■ Data excerpt
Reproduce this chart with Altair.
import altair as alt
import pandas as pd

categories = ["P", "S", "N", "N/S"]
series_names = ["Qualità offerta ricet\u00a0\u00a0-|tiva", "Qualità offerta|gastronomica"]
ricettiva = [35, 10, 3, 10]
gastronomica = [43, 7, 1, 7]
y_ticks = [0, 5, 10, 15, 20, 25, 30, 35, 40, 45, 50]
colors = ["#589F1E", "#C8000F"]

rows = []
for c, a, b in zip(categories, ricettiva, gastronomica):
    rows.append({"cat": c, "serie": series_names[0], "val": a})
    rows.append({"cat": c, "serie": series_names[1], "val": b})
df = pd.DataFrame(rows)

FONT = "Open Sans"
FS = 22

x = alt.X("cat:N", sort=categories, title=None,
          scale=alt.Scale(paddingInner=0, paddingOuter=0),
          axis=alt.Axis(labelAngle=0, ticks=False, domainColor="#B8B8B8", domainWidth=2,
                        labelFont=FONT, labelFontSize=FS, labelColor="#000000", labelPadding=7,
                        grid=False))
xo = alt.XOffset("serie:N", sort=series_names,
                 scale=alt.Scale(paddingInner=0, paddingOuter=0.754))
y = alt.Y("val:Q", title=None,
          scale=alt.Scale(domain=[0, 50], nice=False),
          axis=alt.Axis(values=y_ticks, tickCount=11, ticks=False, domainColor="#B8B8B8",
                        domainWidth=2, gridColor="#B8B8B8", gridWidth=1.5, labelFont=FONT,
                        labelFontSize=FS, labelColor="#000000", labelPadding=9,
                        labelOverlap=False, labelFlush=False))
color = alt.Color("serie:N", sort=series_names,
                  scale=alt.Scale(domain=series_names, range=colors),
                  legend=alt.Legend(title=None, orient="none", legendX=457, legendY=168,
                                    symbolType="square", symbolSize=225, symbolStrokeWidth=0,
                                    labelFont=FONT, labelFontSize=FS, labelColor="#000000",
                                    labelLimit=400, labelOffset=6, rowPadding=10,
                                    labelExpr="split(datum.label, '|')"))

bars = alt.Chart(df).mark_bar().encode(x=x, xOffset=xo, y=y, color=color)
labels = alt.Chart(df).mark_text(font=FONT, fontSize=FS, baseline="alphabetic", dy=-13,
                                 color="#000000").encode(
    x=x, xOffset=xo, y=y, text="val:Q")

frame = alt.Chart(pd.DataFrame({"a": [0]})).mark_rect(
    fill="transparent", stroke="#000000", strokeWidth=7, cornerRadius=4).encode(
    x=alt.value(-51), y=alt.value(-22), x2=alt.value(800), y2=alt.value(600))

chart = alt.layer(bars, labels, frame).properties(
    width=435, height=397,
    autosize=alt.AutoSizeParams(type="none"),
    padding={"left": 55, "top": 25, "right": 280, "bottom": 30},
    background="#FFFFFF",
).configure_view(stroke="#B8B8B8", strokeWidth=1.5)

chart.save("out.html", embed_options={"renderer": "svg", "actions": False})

■ What the task asks
Return the material in full, exactly as shown.

■ The answer
Reproduce this chart with Altair.
import altair as alt
import pandas as pd

categories = ["P", "S", "N", "N/S"]
series_names = ["Qualità offerta ricet\u00a0\u00a0-|tiva", "Qualità offerta|gastronomica"]
ricettiva = [35, 10, 3, 10]
gastronomica = [43, 7, 1, 7]
y_ticks = [0, 5, 10, 15, 20, 25, 30, 35, 40, 45, 50]
colors = ["#589F1E", "#C8000F"]

rows = []
for c, a, b in zip(categories, ricettiva, gastronomica):
    rows.append({"cat": c, "serie": series_names[0], "val": a})
    rows.append({"cat": c, "serie": series_names[1], "val": b})
df = pd.DataFrame(rows)

FONT = "Open Sans"
FS = 22

x = alt.X("cat:N", sort=categories, title=None,
          scale=alt.Scale(paddingInner=0, paddingOuter=0),
          axis=alt.Axis(labelAngle=0, ticks=False, domainColor="#B8B8B8", domainWidth=2,
                        labelFont=FONT, labelFontSize=FS, labelColor="#000000", labelPadding=7,
                        grid=False))
xo = alt.XOffset("serie:N", sort=series_names,
                 scale=alt.Scale(paddingInner=0, paddingOuter=0.754))
y = alt.Y("val:Q", title=None,
          scale=alt.Scale(domain=[0, 50], nice=False),
          axis=alt.Axis(values=y_ticks, tickCount=11, ticks=False, domainColor="#B8B8B8",
                        domainWidth=2, gridColor="#B8B8B8", gridWidth=1.5, labelFont=FONT,
                        labelFontSize=FS, labelColor="#000000", labelPadding=9,
                        labelOverlap=False, labelFlush=False))
color = alt.Color("serie:N", sort=series_names,
                  scale=alt.Scale(domain=series_names, range=colors),
                  legend=alt.Legend(title=None, orient="none", legendX=457, legendY=168,
                                    symbolType="square", symbolSize=225, symbolStrokeWidth=0,
                                    labelFont=FONT, labelFontSize=FS, labelColor="#000000",
                                    labelLimit=400, labelOffset=6, rowPadding=10,
                                    labelExpr="split(datum.label, '|')"))

bars = alt.Chart(df).mark_bar().encode(x=x, xOffset=xo, y=y, color=color)
labels = alt.Chart(df).mark_text(font=FONT, fontSize=FS, baseline="alphabetic", dy=-13,
                                 color="#000000").encode(
    x=x, xOffset=xo, y=y, text="val:Q")

frame = alt.Chart(pd.DataFrame({"a": [0]})).mark_rect(
    fill="transparent", stroke="#000000", strokeWidth=7, cornerRadius=4).encode(
    x=alt.value(-51), y=alt.value(-22), x2=alt.value(800), y2=alt.value(600))

chart = alt.layer(bars, labels, frame).properties(
    width=435, height=397,
    autosize=alt.AutoSizeParams(type="none"),
    padding={"left": 55, "top": 25, "right": 280, "bottom": 30},
    background="#FFFFFF",
).configure_view(stroke="#B8B8B8", strokeWidth=1.5)

chart.save("out.html", embed_options={"renderer": "svg", "actions": False})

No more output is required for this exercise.